La daridja : entre pluralité et singularité
La question linguistique, en Algérie, demeure inextricablement résolue, ayant suscité et suscite encore des débats intarissables et féconds entre les sociolinguistes et les didacticiens des langues. Les textes abordant la daridja sont pléthoriques et les études sont extrêmement foisonnantes, notamment celles portant sur son status et son corpus. En effet, elle est dénommée la daridja, le maghribi, l’arabe algérien, la langue maternelle ou les langues algériennes, terme réduisant la diversité linguistique « langues » à l’unicité nationale « algériennes », etc. Cette pléthore hétéro-nomique occasionne ipso facto un hiatus patent entre les chercheurs de différentes disciplines, voire de la même discipline, dans la mesure où cette langue est revue différemment sous un prisme épistémique : linguistique, politique, sociologique, didactique…
Cette substitution terminologique conjuguée, évoquée supra, pourrait biaiser les données récoltées par l’enquêteur, car, par évidence, les mots ne sont pas essentiellement innocents ou usuellement décents ; à titre illustratif évoquer le mot « daridja », c’est éveiller tout un faisceau de « dénominorisation » chez le locuteur enquêté, contrairement au syntagme de « langue maternelle » qui pourrait inscrire l’enquêté dans un processus de biologisation linguistique et d’alliance familiale et familière, ce qui y accorde souvent des « représentations positives »
Quant au versant contextuel, parler de la daridja au singulier, c’est faire abstraction d’une pluralité de variantes et de variétés co-présentes qui sont souvent stigmatisées, voire scotomisées, inscrites dans des poches géolinguistiques différentes. Cette singularisation dénominative colportée charrie une illusion linguistique archétypale instrumentalisée fondée sur la dichotomie unificatrice de nation/langue façonnant continûment l’identité des locuteurs.
Toutefois, l’articulation de langue(s)/sujet(s) parlant(s) devrait se substituer à la circonscription idéologisée de langue/peuple, étant donné qu’au sein de cette habitus linguistique, au sens bourdieusien, que se creuse la voie et se forge la voix de l’homo-sapiens.

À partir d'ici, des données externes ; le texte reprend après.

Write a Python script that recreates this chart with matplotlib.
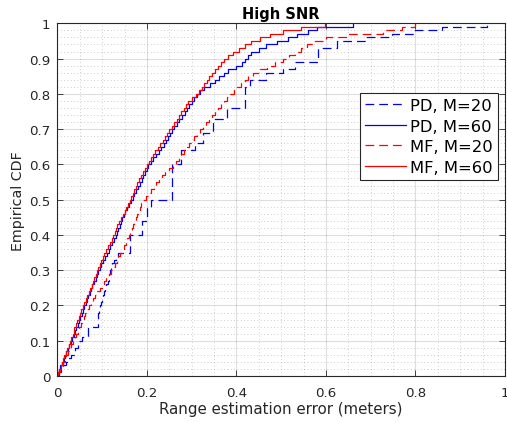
import numpy as np
import matplotlib
matplotlib.use("Agg")
import matplotlib.pyplot as plt
from matplotlib.ticker import MultipleLocator, FuncFormatter

# sorted range errors (meters), 100 trials per method
pd_m20 = [
    0.003, 0.008, 0.012, 0.018, 0.024, 0.030, 0.036, 0.040, 0.045, 0.045,
    0.054, 0.069, 0.069, 0.069, 0.090, 0.090, 0.090, 0.090, 0.092, 0.095,
    0.097, 0.099, 0.101, 0.103, 0.106, 0.109, 0.112, 0.114, 0.116, 0.117,
    0.119, 0.122, 0.126, 0.130, 0.136, 0.162, 0.162, 0.162, 0.162, 0.162,
    0.188, 0.188, 0.188, 0.188, 0.199, 0.199, 0.199, 0.199, 0.210, 0.210,
    0.257, 0.257, 0.257, 0.257, 0.257, 0.257, 0.257, 0.257, 0.257, 0.257,
    0.277, 0.277, 0.277, 0.277, 0.307, 0.307, 0.326, 0.326, 0.326, 0.348,
    0.348, 0.348, 0.348, 0.378, 0.378, 0.378, 0.419, 0.419, 0.419, 0.419,
    0.419, 0.419, 0.430, 0.430, 0.465, 0.465, 0.505, 0.530, 0.530, 0.582,
    0.582, 0.582, 0.582, 0.624, 0.624, 0.690, 0.747, 0.800, 0.860, 0.960,
]
pd_m60 = [
    0.001, 0.003, 0.006, 0.010, 0.014, 0.017, 0.020, 0.023, 0.026, 0.030,
    0.033, 0.036, 0.039, 0.042, 0.045, 0.048, 0.051, 0.054, 0.057, 0.060,
    0.063, 0.066, 0.069, 0.072, 0.075, 0.078, 0.082, 0.085, 0.088, 0.091,
    0.094, 0.098, 0.102, 0.106, 0.110, 0.114, 0.118, 0.122, 0.126, 0.130,
    0.133, 0.136, 0.139, 0.142, 0.145, 0.148, 0.151, 0.155, 0.159, 0.164,
    0.168, 0.172, 0.176, 0.180, 0.184, 0.188, 0.192, 0.196, 0.199, 0.202,
    0.208, 0.214, 0.220, 0.226, 0.232, 0.238, 0.243, 0.248, 0.252, 0.256,
    0.261, 0.266, 0.272, 0.278, 0.284, 0.290, 0.295, 0.300, 0.305, 0.312,
    0.318, 0.328, 0.340, 0.352, 0.362, 0.372, 0.382, 0.400, 0.412, 0.420,
    0.426, 0.432, 0.450, 0.467, 0.490, 0.515, 0.535, 0.560, 0.580, 0.660,
]
mf_m20 = [
    0.002, 0.005, 0.008, 0.012, 0.016, 0.020, 0.024, 0.028, 0.031, 0.035,
    0.039, 0.042, 0.046, 0.049, 0.052, 0.055, 0.059, 0.062, 0.066, 0.070,
    0.075, 0.080, 0.084, 0.089, 0.094, 0.099, 0.104, 0.109, 0.114, 0.120,
    0.124, 0.128, 0.132, 0.136, 0.140, 0.144, 0.148, 0.152, 0.156, 0.160,
    0.163, 0.166, 0.169, 0.172, 0.175, 0.178, 0.181, 0.184, 0.187, 0.191,
    0.197, 0.203, 0.209, 0.215, 0.221, 0.227, 0.234, 0.241, 0.249, 0.259,
    0.265, 0.271, 0.277, 0.283, 0.289, 0.294, 0.300, 0.306, 0.312, 0.318,
    0.325, 0.332, 0.339, 0.346, 0.353, 0.359, 0.365, 0.371, 0.378, 0.385,
    0.394, 0.402, 0.410, 0.418, 0.426, 0.436, 0.452, 0.468, 0.486, 0.505,
    0.518, 0.531, 0.545, 0.558, 0.571, 0.600, 0.650, 0.728, 0.770, 0.800,
]
mf_m60 = [
    0.002, 0.004, 0.007, 0.010, 0.012, 0.015, 0.018, 0.021, 0.025, 0.028,
    0.031, 0.034, 0.036, 0.038, 0.041, 0.044, 0.047, 0.050, 0.053, 0.057,
    0.060, 0.063, 0.066, 0.070, 0.073, 0.076, 0.079, 0.082, 0.085, 0.088,
    0.091, 0.094, 0.098, 0.102, 0.105, 0.109, 0.113, 0.117, 0.121, 0.124,
    0.128, 0.131, 0.134, 0.138, 0.142, 0.146, 0.150, 0.153, 0.157, 0.162,
    0.165, 0.168, 0.172, 0.175, 0.178, 0.182, 0.186, 0.190, 0.195, 0.199,
    0.204, 0.208, 0.214, 0.219, 0.224, 0.230, 0.235, 0.240, 0.245, 0.250,
    0.255, 0.260, 0.266, 0.272, 0.277, 0.282, 0.287, 0.292, 0.300, 0.310,
    0.316, 0.322, 0.327, 0.333, 0.339, 0.345, 0.351, 0.358, 0.365, 0.372,
    0.382, 0.392, 0.405, 0.418, 0.432, 0.452, 0.475, 0.505, 0.545, 0.598,
]

series = [
    ("PD, M=20", pd_m20, "#0000ff", True),
    ("PD, M=60", pd_m60, "#0000ff", False),
    ("MF, M=20", mf_m20, "#ff0000", True),
    ("MF, M=60", mf_m60, "#ff0000", False),
]

DARK = "#262626"


def ecdf(vals):
    v = np.sort(np.asarray(vals, dtype=float))
    n = len(v)
    xs = np.concatenate([[v[0]], v])
    ys = np.concatenate([[0.0], np.arange(1, n + 1) / n])
    return xs, ys


fig = plt.figure(figsize=(5.07, 4.27), dpi=100, facecolor="white")
ax = fig.add_axes([0.1134, 0.1171, 0.8826, 0.826])

for label, vals, color, dashed in series:
    xs, ys = ecdf(vals)
    kw = dict(dashes=(7, 4)) if dashed else {}
    ax.step(xs, ys, where="post", color=color, lw=0.9, label=label, **kw)

ax.set_xlim(0, 1)
ax.set_ylim(0, 1)
ax.xaxis.set_major_locator(MultipleLocator(0.2))
ax.xaxis.set_minor_locator(MultipleLocator(0.05))
ax.yaxis.set_major_locator(MultipleLocator(0.1))
ax.yaxis.set_minor_locator(MultipleLocator(0.02))
fmt = FuncFormatter(lambda v, pos: f"{v:g}")
ax.xaxis.set_major_formatter(fmt)
ax.yaxis.set_major_formatter(fmt)

# matlab-ish grid
ax.grid(which="major", color=DARK, alpha=0.15, lw=0.8)
ax.grid(which="minor", color=DARK, alpha=0.3, lw=0.6, linestyle=(0, (1, 3)))
ax.set_axisbelow(True)

ax.tick_params(which="both", direction="in", top=True, right=True,
               colors=DARK, labelsize=9.6, width=0.6)
ax.tick_params(which="major", length=4.5)
ax.tick_params(axis="x", which="major", pad=7)
ax.tick_params(axis="y", which="major", pad=5)
ax.tick_params(which="minor", length=0)
for s in ax.spines.values():
    s.set_color(DARK)
    s.set_linewidth(0.8)

ax.set_xlabel("Range estimation error (meters)", fontsize=10.8, color=DARK, labelpad=2)
ax.set_ylabel("Empirical CDF", fontsize=10.3, color=DARK, labelpad=3)
ax.set_title("High SNR", fontsize=10.5, fontweight="bold", color="black", pad=4)

leg = ax.legend(loc="upper right", bbox_to_anchor=(0.984, 0.802), fontsize=11.8,
                frameon=True, fancybox=False, edgecolor=DARK, framealpha=1,
                handlelength=2.5, handletextpad=0.25, borderpad=0.3,
                labelspacing=0.34, borderaxespad=0)
leg.get_frame().set_linewidth(0.8)

fig.savefig("out.png", dpi=100, facecolor="white")
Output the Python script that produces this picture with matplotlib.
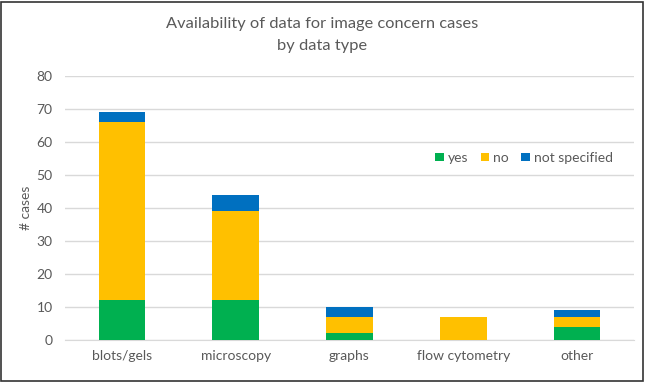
import matplotlib.pyplot as plt
import numpy as np

plt.rcParams['font.family'] = ['Lato', 'DejaVu Sans']

categories = ['blots/gels', 'microscopy', 'graphs', 'flow cytometry', 'other']
yes_counts = [12, 12, 2, 0, 4]
no_counts = [54, 27, 5, 7, 3]
not_specified_counts = [3, 5, 3, 0, 2]

colors = {'yes': '#00B050', 'no': '#FFC000', 'not specified': '#0070C0'}
text_color = '#595959'

fig = plt.figure(figsize=(6.45, 3.84), dpi=100)
axis = fig.add_axes([65/645, 1 - 340/384, (634-65)/645, (340-76)/384])

x = np.arange(len(categories))
yes = np.array(yes_counts)
no = np.array(no_counts)
ns = np.array(not_specified_counts)
width = 0.41
axis.bar(x, yes, width, color=colors['yes'], label='yes', zorder=3)
axis.bar(x, no, width, bottom=yes, color=colors['no'], label='no', zorder=3)
axis.bar(x, ns, width, bottom=yes+no, color=colors['not specified'], label='not specified', zorder=3)

axis.set_xlim(-0.5, 4.5)
axis.set_ylim(0, 80)
axis.set_yticks(range(0, 81, 10))
axis.set_xticks(x)
axis.set_xticklabels(categories)
axis.grid(axis='y', color='#D9D9D9', linewidth=1, zorder=0)
for side in ['top', 'right', 'left']:
	axis.spines[side].set_visible(False)
axis.spines['bottom'].set_color('#D9D9D9')
axis.tick_params(length=0, colors=text_color, labelsize=10)
axis.tick_params(axis='y', pad=9)
axis.tick_params(axis='x', pad=7)
axis.set_ylabel('# cases', color=text_color, fontsize=10, labelpad=3)

axis.legend(loc='upper right', bbox_to_anchor=(0.985, 0.76), ncol=3, frameon=False,
	fontsize=10, labelcolor=text_color, handlelength=0.6, handleheight=0.6,
	handletextpad=0.3, columnspacing=0.9)

fig.text(0.5, 1 - 17/384, 'Availability of data for image concern cases\nby data type',
	ha='center', va='top', fontsize=11.8, color=text_color, linespacing=1.75)

fig.patches.append(plt.Rectangle((0.0015, 0.007), 0.995, 0.988, transform=fig.transFigure,
	fill=False, edgecolor='#333333', linewidth=1.2))

fig.savefig('out.png', dpi=100)
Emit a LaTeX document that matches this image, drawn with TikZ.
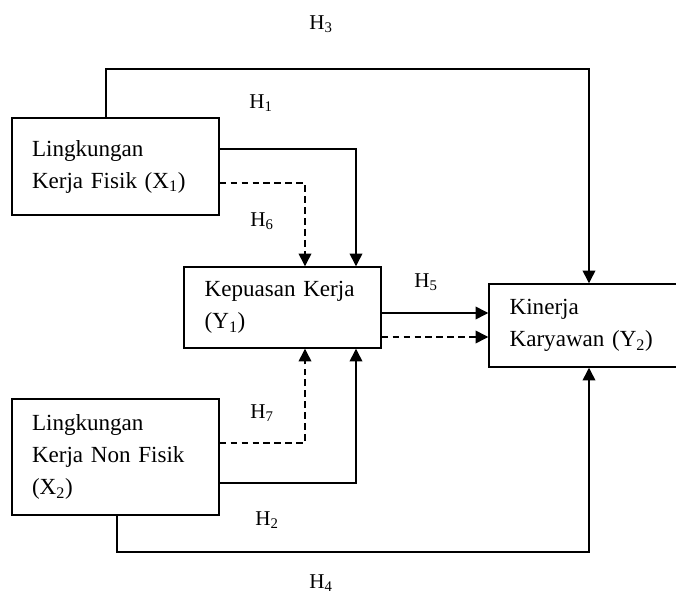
\documentclass[tikz,border=0pt]{standalone}
\usepackage{fontspec}
\setmainfont{Liberation Serif}
\usetikzlibrary{arrows.meta}
\begin{document}
\begin{tikzpicture}[x=0.75pt,y=-0.75pt,
  every node/.style={font=\fontsize{15.8}{24}\selectfont},
  box/.style={draw,line width=1.1pt,rectangle,align=left,inner ysep=2pt,font=\fontsize{17.3}{24}\selectfont},
  lbl/.style={inner sep=0pt},
  conn/.style={line width=1.1pt},
  arr/.style={conn,-{Triangle[length=9.5pt,width=9.5pt]}},
  dsh/.style={dash pattern=on 5pt off 3.2pt}]
\clip (0,0) rectangle (676,596);
\fill[white] (0,0) rectangle (676,596);
% boxes
\node[box,minimum width=155.25pt,minimum height=72.75pt,inner xsep=15pt,text width=125.25pt] (x1) at (115.5,166.5) {Lingkungan\\Kerja Fisik (X\textsubscript{1})};
\node[box,minimum width=147.75pt,minimum height=60.75pt,inner xsep=15.5pt,text width=116.75pt] (y1) at (282.5,307.5) {Kepuasan Kerja\\(Y\textsubscript{1})};
\node[box,minimum width=147.75pt,minimum height=62.25pt,inner xsep=15.5pt,text width=116.75pt] (y2) at (587.5,325.5) {Kinerja\\Karyawan (Y\textsubscript{2})};
\node[box,minimum width=155.25pt,minimum height=87pt,inner xsep=15pt,text width=125.25pt] (x2) at (115.5,457) {Lingkungan\\Kerja Non Fisik\\(X\textsubscript{2})};
% bend coordinates
\coordinate (h3a) at (106,69);
\coordinate (h3b) at (589,69);
\coordinate (h1c) at (356,149);
\coordinate (h6c) at (305,183);
\coordinate (h5a) at (430,313);
\coordinate (h5b) at (430,337);
\coordinate (h7c) at (305,443);
\coordinate (h2c) at (356,483);
\coordinate (h4a) at (117,552);
\coordinate (h4b) at (589,552);
% connectors
\draw[arr] (x1.north -| h3a) -- (h3a) -- (h3b) -- (y2.north -| h3b);
\draw[arr] (x1.east |- h1c) -- (h1c) -- (y1.north -| h1c);
\draw[arr,dsh] (x1.east |- h6c) -- (h6c) -- (y1.north -| h6c);
\draw[arr] (y1.east |- h5a) -- (y2.west |- h5a);
\draw[arr,dsh] (y1.east |- h5b) -- (y2.west |- h5b);
\draw[arr,dsh] (x2.east |- h7c) -- (h7c) -- (y1.south -| h7c);
\draw[arr] (x2.east |- h2c) -- (h2c) -- (y1.south -| h2c);
\draw[arr] (x2.south -| h4a) -- (h4a) -- (h4b) -- (y2.south -| h4b);
% labels
\node[lbl] (l3) at (321,24) {H\textsubscript{3}};
\node[lbl] (l1) at (261,103) {H\textsubscript{1}};
\node[lbl] (l6) at (262,221) {H\textsubscript{6}};
\node[lbl] (l5) at (426,282) {H\textsubscript{5}};
\node[lbl] (l7) at (262,413) {H\textsubscript{7}};
\node[lbl] (l2) at (267,520) {H\textsubscript{2}};
\node[lbl] (l4) at (321,583) {H\textsubscript{4}};
\end{tikzpicture}
\end{document}
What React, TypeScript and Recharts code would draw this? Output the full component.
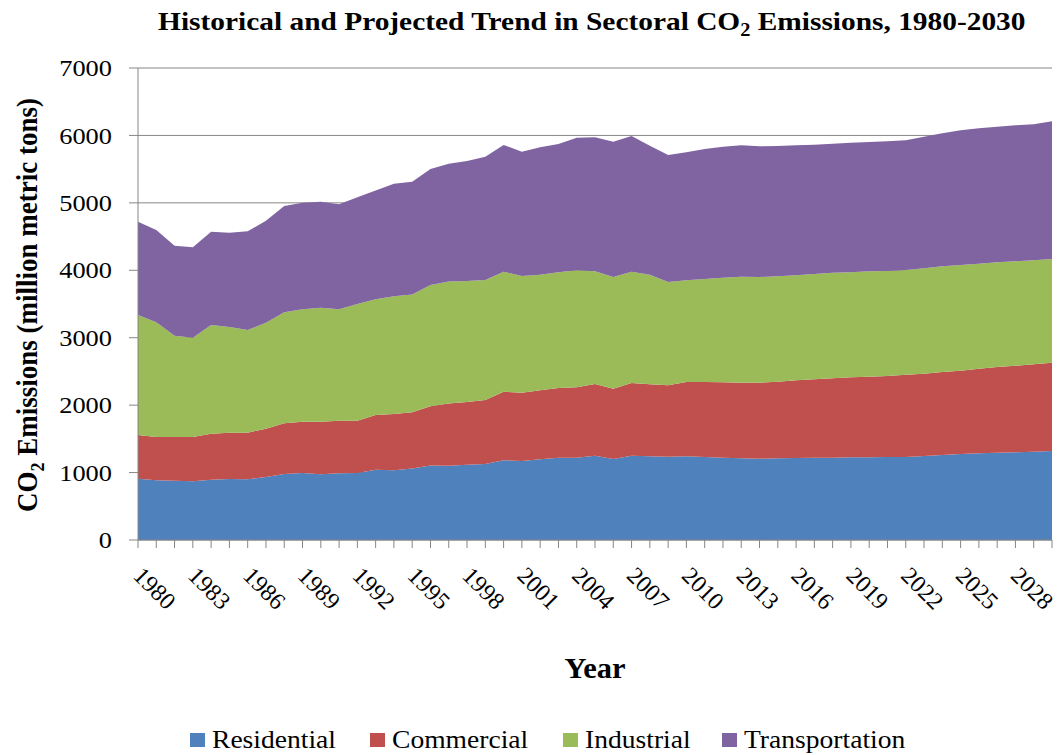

En définitive, la discrépance textuelle et contextuelle extirpe la véritable identité de l’individu et biaise son identification en désignant le « moi » comme un autre, sa parole comme celle de l’autre et son espace intime comme un prolongement de l’espace public, du fait que les cloisons entre l’univers intra et extra-muros sont réduites par cette langue uniformisée ou dite sacrée : l’arabe classique ou académique. A cette lecture s’ajoute la question des représentations sur cette langue qui instrumentalise les réponses obtenues en les canalisant en fonction des attentes et des objectifs attendus, comme les questionnaires distribués convoquant souvent des réponses émanant de la « réflexivité » et non de la « spontanéité » du discours ou comme les questions : évaluer l’impact de…, envisager les retombées de… ou comprendre comment… qui relèvent plus de l’ordre subjectif- en se référant à une méthode qualitative- que scientifique qui est fondé sur des données rigoureuses chiffrées et des enquêtes longitudinales, telle que la méthode quantitative sur laquelle s’appuie le sociolinguiste W. Labov (1966) pour mener une étude sur la variation de [r] rétroflexe dans les grands magasins de New York (Saks Fifth Avenue, Macy’s et Klein) afin de fournir une preuve sur la stratification de l’anglais, classe supérieure, moyenne et inférieure, dans cette mégapole pour démonter l’insécurité linguistique chez les locuteurs ; en d’autres termes, plus on grimpe dans la hiérarchie sociale, plus le [r] rétroflexe se maintient et inversement.
Youcef BACHA, jeune chercheur en didactique des langues, en linguistique et en littérature française. Attaché au laboratoire de Didactique de la Langue et des Textes, Université de Ali Lounici-Blida 2 (Algérie).